Saturday, June 18, 2005

More High Schools Just Saying "No" To Military Recruiters

There is a little-known provision of The No Child Left Behind Act requiring schools to release students' phone numbers and residential addresses to military recruiters. By submitting a written request, parents and students over 18-years-old may "opt-out" of this provision and maintain the privacy of these records.

With the war in Iraq becoming more unpopular,
groups of parents and students have begun to unify in efforts to prevent recruiters from obtaining access to these confidential files:
Some critics oppose the federal law on privacy grounds, but others say it provides an unfair opportunity for the military to sway young minds -- especially in economically depressed communities.

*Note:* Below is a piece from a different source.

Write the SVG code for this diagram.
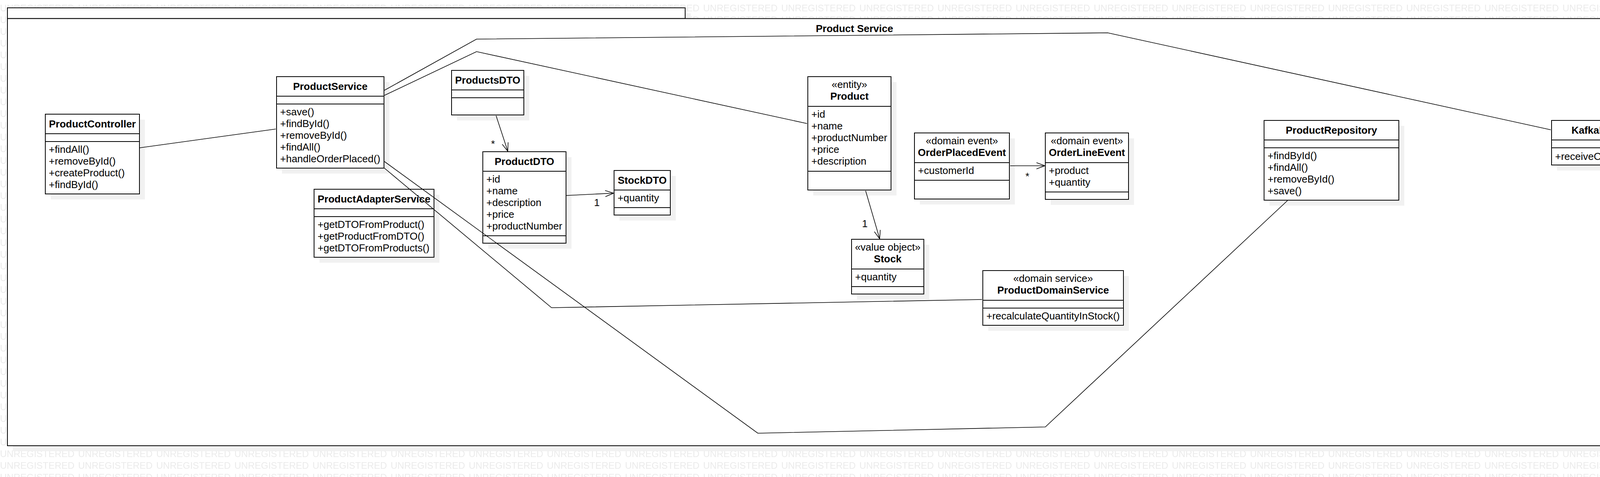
<svg xmlns="http://www.w3.org/2000/svg" width="4436" height="1220" viewBox="0 0 4436 1220">
<defs>
<style>
text{font-family:"Liberation Sans",Arial,Helvetica,sans-serif;font-size:26px;fill:#000}
.n{font-weight:bold;text-anchor:middle}
.st{text-anchor:middle}
.c{text-anchor:middle}
.box{fill:#fff;stroke:#000;stroke-width:2}
.sh{fill:#f1f1f1}
.dv{stroke:#000;stroke-width:2}
.cn{fill:none;stroke:#000;stroke-width:1.6}
.wm{font-size:24px;fill:#ebebeb}
</style>
<pattern id="wmp" patternUnits="userSpaceOnUse" x="0" y="0" width="200" height="30"><text class="wm" x="0" y="29">UNREGISTERED</text></pattern>
<marker id="ar" markerUnits="userSpaceOnUse" viewBox="-24 -10 26 20" refX="0" refY="0" markerWidth="26" markerHeight="20" orient="auto" overflow="visible"><path d="M-21.6,-7.9 L0,0 L-21.6,7.9" fill="none" stroke="#000" stroke-width="1.6"/></marker>
</defs>
<rect x="0" y="0" width="4436" height="1220" fill="#fff"/>
<rect x="0" y="0" width="4436" height="1220" fill="url(#wmp)"/>

<g id="package-ProductService">
<rect class="sh" x="33" y="34" width="1735" height="27.5"/>
<rect class="sh" x="33" y="61.5" width="4337" height="1092.5"/>
<rect class="box" x="19" y="20" width="1735" height="27.5"/>
<rect class="box" x="19" y="47.5" width="4337" height="1092.5"/>
<text class="n" x="2187.5" y="82">Product Service</text>
</g>

<g id="ProductController">
<rect class="sh" x="130" y="306" width="241" height="204"/>
<rect class="box" x="116" y="292" width="241" height="204"/>
<line class="dv" x1="116" y1="342" x2="357" y2="342"/>
<line class="dv" x1="116" y1="362" x2="357" y2="362"/>
<text class="n" x="236.5" y="326">ProductController</text>
<text x="125" y="391">+findAll()</text>
<text x="125" y="421">+removeById()</text>
<text x="125" y="451">+createProduct()</text>
<text x="125" y="481">+findById()</text>
</g>

<g id="ProductService">
<rect class="sh" x="722" y="210" width="275" height="234"/>
<rect class="box" x="708" y="196" width="275" height="234"/>
<line class="dv" x1="708" y1="246" x2="983" y2="246"/>
<line class="dv" x1="708" y1="266" x2="983" y2="266"/>
<text class="n" x="845.5" y="230">ProductService</text>
<text x="717" y="295">+save()</text>
<text x="717" y="325">+findById()</text>
<text x="717" y="355">+removeById()</text>
<text x="717" y="385">+findAll()</text>
<text x="717" y="415">+handleOrderPlaced()</text>
</g>

<g id="ProductAdapterService">
<rect class="sh" x="818" y="498" width="307" height="174"/>
<rect class="box" x="804" y="484" width="307" height="174"/>
<line class="dv" x1="804" y1="534" x2="1111" y2="534"/>
<line class="dv" x1="804" y1="554" x2="1111" y2="554"/>
<text class="n" x="957.5" y="518">ProductAdapterService</text>
<text x="813" y="583">+getDTOFromProduct()</text>
<text x="813" y="613">+getProductFromDTO()</text>
<text x="813" y="643">+getDTOFromProducts()</text>
</g>

<g id="ProductsDTO">
<rect class="sh" x="1170" y="194" width="185" height="114"/>
<rect class="box" x="1156" y="180" width="185" height="114"/>
<line class="dv" x1="1156" y1="230" x2="1341" y2="230"/>
<line class="dv" x1="1156" y1="250" x2="1341" y2="250"/>
<text class="n" x="1248.5" y="214">ProductsDTO</text>
</g>

<g id="ProductDTO">
<rect class="sh" x="1250" y="402" width="213" height="234"/>
<rect class="box" x="1236" y="388" width="213" height="234"/>
<line class="dv" x1="1236" y1="438" x2="1449" y2="438"/>
<line class="dv" x1="1236" y1="603" x2="1449" y2="603"/>
<text class="n" x="1342.5" y="422">ProductDTO</text>
<text x="1245" y="467">+id</text>
<text x="1245" y="497">+name</text>
<text x="1245" y="527">+description</text>
<text x="1245" y="557">+price</text>
<text x="1245" y="587">+productNumber</text>
</g>

<g id="StockDTO">
<rect class="sh" x="1586" y="450" width="144" height="114"/>
<rect class="box" x="1572" y="436" width="144" height="114"/>
<line class="dv" x1="1572" y1="486" x2="1716" y2="486"/>
<line class="dv" x1="1572" y1="531" x2="1716" y2="531"/>
<text class="n" x="1644" y="470">StockDTO</text>
<text x="1581" y="515">+quantity</text>
</g>

<g id="Product">
<rect class="sh" x="2082" y="210" width="213" height="290"/>
<rect class="box" x="2068" y="196" width="213" height="290"/>
<line class="dv" x1="2068" y1="272" x2="2281" y2="272"/>
<line class="dv" x1="2068" y1="438" x2="2281" y2="438"/>
<text class="st" x="2174.5" y="225.4">«entity»</text>
<text class="n" x="2174.5" y="255.4">Product</text>
<text x="2077" y="301">+id</text>
<text x="2077" y="331">+name</text>
<text x="2077" y="361">+productNumber</text>
<text x="2077" y="391">+price</text>
<text x="2077" y="421">+description</text>
</g>

<g id="Stock">
<rect class="sh" x="2194" y="626" width="185" height="140"/>
<rect class="box" x="2180" y="612" width="185" height="140"/>
<line class="dv" x1="2180" y1="688" x2="2365" y2="688"/>
<line class="dv" x1="2180" y1="733" x2="2365" y2="733"/>
<text class="st" x="2272.5" y="641.4">«value object»</text>
<text class="n" x="2272.5" y="671.4">Stock</text>
<text x="2189" y="717">+quantity</text>
</g>

<g id="OrderPlacedEvent">
<rect class="sh" x="2355" y="354" width="243" height="169"/>
<rect class="box" x="2341" y="340" width="243" height="169"/>
<line class="dv" x1="2341" y1="416" x2="2584" y2="416"/>
<line class="dv" x1="2341" y1="461" x2="2584" y2="461"/>
<text class="st" x="2462.5" y="369.4">«domain event»</text>
<text class="n" x="2462.5" y="399.4">OrderPlacedEvent</text>
<text x="2350" y="445">+customerId</text>
</g>

<g id="OrderLineEvent">
<rect class="sh" x="2690" y="354" width="213" height="170"/>
<rect class="box" x="2676" y="340" width="213" height="170"/>
<line class="dv" x1="2676" y1="416" x2="2889" y2="416"/>
<line class="dv" x1="2676" y1="491" x2="2889" y2="491"/>
<text class="st" x="2782.5" y="369.4">«domain event»</text>
<text class="n" x="2782.5" y="399.4">OrderLineEvent</text>
<text x="2685" y="445">+product</text>
<text x="2685" y="475">+quantity</text>
</g>

<g id="ProductDomainService">
<rect class="sh" x="2530" y="706" width="360" height="140"/>
<rect class="box" x="2516" y="692" width="360" height="140"/>
<line class="dv" x1="2516" y1="768" x2="2876" y2="768"/>
<line class="dv" x1="2516" y1="788" x2="2876" y2="788"/>
<text class="st" x="2696" y="721.4">«domain service»</text>
<text class="n" x="2696" y="751.4">ProductDomainService</text>
<text x="2525" y="817">+recalculateQuantityInStock()</text>
</g>

<g id="ProductRepository">
<rect class="sh" x="3250" y="322" width="345" height="204"/>
<rect class="box" x="3236" y="308" width="345" height="204"/>
<line class="dv" x1="3236" y1="358" x2="3581" y2="358"/>
<line class="dv" x1="3236" y1="378" x2="3581" y2="378"/>
<text class="n" x="3408.5" y="342">ProductRepository</text>
<text x="3245" y="407">+findById()</text>
<text x="3245" y="437">+findAll()</text>
<text x="3245" y="467">+removeById()</text>
<text x="3245" y="497">+save()</text>
</g>

<g id="KafkaReceiver">
<rect class="sh" x="3986" y="322" width="281" height="114"/>
<rect class="box" x="3972" y="308" width="281" height="114"/>
<line class="dv" x1="3972" y1="358" x2="4253" y2="358"/>
<line class="dv" x1="3972" y1="378" x2="4253" y2="378"/>
<text class="n" x="4112.5" y="342">KafkaReceiver</text>
<text x="3981" y="409">+receiveOrderPlaced()</text>
</g>

<g id="connectors">
<polyline class="cn" points="358,378 706,330"/>
<polyline class="cn" points="984,231 1220,100 2836,84 3970,332"/>
<polyline class="cn" points="984,244 1220,132 2066,316"/>
<polyline class="cn" points="984,413 1940,1108 2676,1092 3296,513"/>
<polyline class="cn" points="984,430 1412,787 2514,766"/>
<line class="cn" x1="1270" y1="296" x2="1300" y2="387" marker-end="url(#ar)"/>
<text class="c" x="1262" y="377">*</text>
<line class="cn" x1="1450" y1="500" x2="1571" y2="494" marker-end="url(#ar)"/>
<text class="c" x="1528" y="527">1</text>
<line class="cn" x1="2216" y1="488" x2="2252" y2="611" marker-end="url(#ar)"/>
<text class="c" x="2214" y="581">1</text>
<line class="cn" x1="2586" y1="424" x2="2675" y2="424" marker-end="url(#ar)"/>
<text class="c" x="2630" y="460">*</text>
</g>
</svg>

"They're not going to all the schools. They're going to the schools where they figure the kids will have less chance to go to college," said U.S. Rep. Jim McDermott, D-Washington. "It's an insidious kind of draft, quite frankly."

But Pentagon officials say the military deserves the same access to students that schools give to colleges and employers.

"In the past, it was all too common for a school district to make student directory information readily available to vendors, prospective employers and post-secondary institutions while intentionally excluding the services," Air Force Lt. Col. Ellen Krenke, a Pentagon spokeswoman, said in an e-mail.

"Having access to 17- to 24-year-olds is very key to us," said Maj. Gen. Michael Rochelle, commander of the Army Recruiting Command, said at a news conference Friday at Fort Meade, Maryland.

"We would hope that every high school administrator would provide those lists to us. They're terribly important for what we're trying to do."
In some high schools, up to 80% of students have elected to opt out.